Home recording can be extremely fun and rewarding and recording music using your computer as both a mix board and a digital recording device makes the process even more fun. But to get the most out of a digital home recording, you'll first have to hook your instruments up to your computer correctly. An audio interface is a central device to this process. Audio interfaces convert your instrument's analog signal into a digital one and send it to your computer. Once this is done, you can record and manipulate your instrument's sound using a Digital Audio Workstation.
An audio interface transfers sound from instruments to your computer. While some computers feature one or more audio inputs built in to the internal sound card, external audio interfaces allow greater customization and typically result in higher quality audio transmission. The central components of an audio interface are a connection to the computer, an analog-to-digital conversion, a digital-to-analog conversion, audio inputs and audio outputs. Most audio interfaces connect to a computer through a USB port, though some models also support FireWire connections. If the signal is traveling to the computer, the ADC converts it to a digital signal. If the signal is traveling from the computer, the DAC converts it from digital to analog. Lastly, each interface typically has some way of outputting an audio signal for monitoring and playback.
Depending on the nature of the signal that your instrument generates, you may need to use a preamp. A preamp boosts the level of an audio signal so that it is similar to that of other instruments. Most microphones require an external preamp. Therefore, if you are going to record an acoustic instrument into a microphone, you may need a preamp. Some audio interfaces have built-in preamps. Others require you to run an external preamp between the microphone or instrument and the audio interface, to boost the signal before it reaches the interface.
Digital Audio Workstation
Once the audio signal has passed through your audio interface to your computer, you must have some way of recording and manipulating sound on your computer. DAWs are specialized programs for doing this. A standard DAW has the ability to record audio input, edit that audio, and save it or play it back through any number of channels. Audacity, Ardour and Wavosaur are three different free sound editing programs. Both Audacity and Wavosaur can be used for basic recording and editing, whereas Ardour has functionality similar to that of commercial DAWs.
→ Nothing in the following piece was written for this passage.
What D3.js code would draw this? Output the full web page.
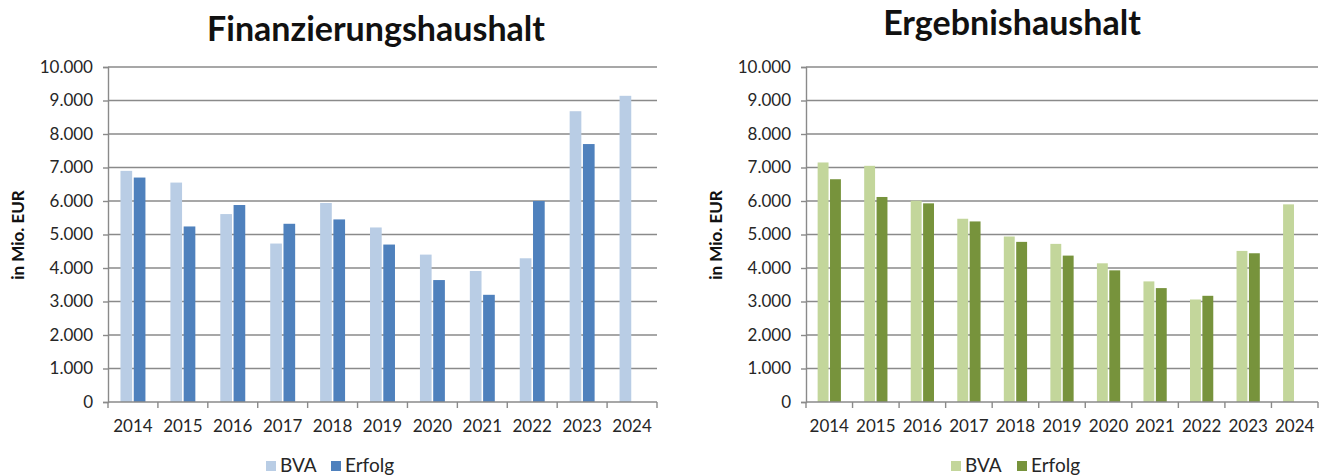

Musical Instrument Digital Interface
MIDI is another important aspect of hooking up instruments to a computer. It involves a separate type of cable, over which MIDI messages are sent between different devices. A standard MIDI message involves data about which notes are to be turned on and off, note duration, note velocity, other controller values that have changed, program changes on an instrument and many other parameters. You can send MIDI data from a DAW to an external, MIDI-equipped instrument in order to make that instrument play sounds. On the other hand, you can use a MIDI-equipped instrument to send MIDI data to the computer in order to control a virtual instrument.